The exercise. Lines containing the string "Output" are to be counted; report the total by itself.

Extracted data.
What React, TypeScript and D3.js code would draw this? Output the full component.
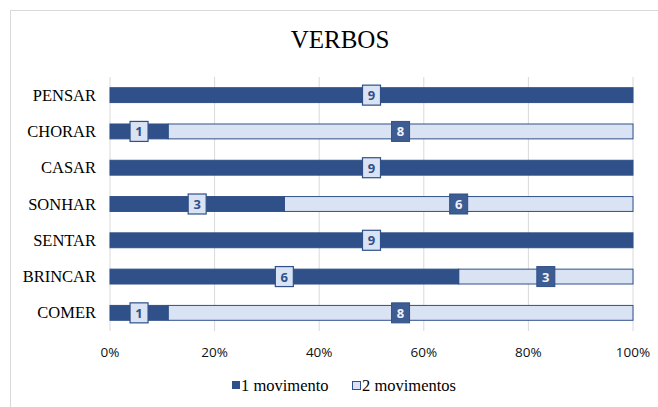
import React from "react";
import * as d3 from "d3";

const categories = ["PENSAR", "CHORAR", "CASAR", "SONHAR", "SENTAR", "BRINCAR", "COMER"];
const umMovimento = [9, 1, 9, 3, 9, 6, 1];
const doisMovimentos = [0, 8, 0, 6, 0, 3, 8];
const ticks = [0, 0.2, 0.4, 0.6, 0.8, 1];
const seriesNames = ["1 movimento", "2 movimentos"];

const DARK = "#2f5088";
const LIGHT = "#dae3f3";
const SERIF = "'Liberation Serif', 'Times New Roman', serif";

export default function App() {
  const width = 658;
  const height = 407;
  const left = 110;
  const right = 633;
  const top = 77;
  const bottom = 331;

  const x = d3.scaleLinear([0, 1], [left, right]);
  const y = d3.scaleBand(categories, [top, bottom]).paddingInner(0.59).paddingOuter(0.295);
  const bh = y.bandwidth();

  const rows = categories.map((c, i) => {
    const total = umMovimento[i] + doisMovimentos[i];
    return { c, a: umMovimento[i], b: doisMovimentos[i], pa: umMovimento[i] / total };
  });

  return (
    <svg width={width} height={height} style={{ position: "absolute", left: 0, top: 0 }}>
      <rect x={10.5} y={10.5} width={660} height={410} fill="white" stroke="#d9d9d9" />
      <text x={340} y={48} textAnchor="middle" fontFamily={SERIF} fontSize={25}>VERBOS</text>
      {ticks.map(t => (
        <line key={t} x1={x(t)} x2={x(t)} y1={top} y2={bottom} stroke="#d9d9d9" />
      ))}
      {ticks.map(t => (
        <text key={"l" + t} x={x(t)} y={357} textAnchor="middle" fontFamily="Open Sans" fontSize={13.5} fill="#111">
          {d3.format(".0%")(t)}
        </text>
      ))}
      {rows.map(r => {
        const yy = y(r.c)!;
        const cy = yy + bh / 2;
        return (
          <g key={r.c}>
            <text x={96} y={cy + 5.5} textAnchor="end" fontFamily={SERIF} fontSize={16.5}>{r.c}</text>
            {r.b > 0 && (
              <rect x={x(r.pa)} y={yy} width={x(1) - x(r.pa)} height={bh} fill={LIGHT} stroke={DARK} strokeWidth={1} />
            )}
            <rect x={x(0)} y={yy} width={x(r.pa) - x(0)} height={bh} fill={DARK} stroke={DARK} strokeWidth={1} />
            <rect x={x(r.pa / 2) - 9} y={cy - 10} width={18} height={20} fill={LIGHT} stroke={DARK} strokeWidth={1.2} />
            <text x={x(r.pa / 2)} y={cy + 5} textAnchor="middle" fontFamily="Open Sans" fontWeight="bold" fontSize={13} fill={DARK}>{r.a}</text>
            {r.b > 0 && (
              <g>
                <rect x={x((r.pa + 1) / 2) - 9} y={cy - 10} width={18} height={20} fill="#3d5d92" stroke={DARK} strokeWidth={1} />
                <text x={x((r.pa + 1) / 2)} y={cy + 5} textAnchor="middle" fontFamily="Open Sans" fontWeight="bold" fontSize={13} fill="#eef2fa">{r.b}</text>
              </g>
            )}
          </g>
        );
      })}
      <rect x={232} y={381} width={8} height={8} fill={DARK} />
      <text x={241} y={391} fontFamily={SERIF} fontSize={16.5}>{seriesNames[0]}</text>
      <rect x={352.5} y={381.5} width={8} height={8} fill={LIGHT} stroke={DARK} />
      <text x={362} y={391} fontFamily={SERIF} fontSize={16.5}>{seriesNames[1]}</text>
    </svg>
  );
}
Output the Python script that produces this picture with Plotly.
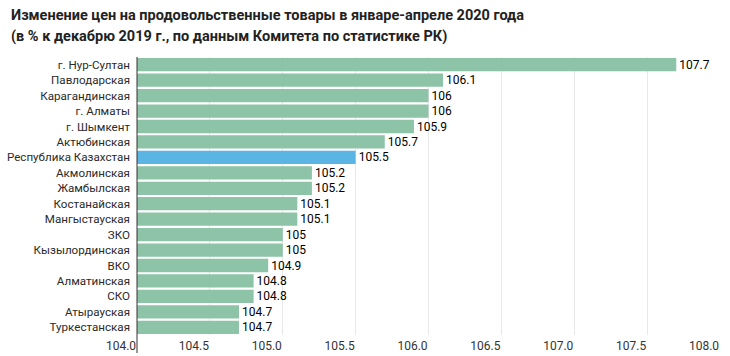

Result for this task. 2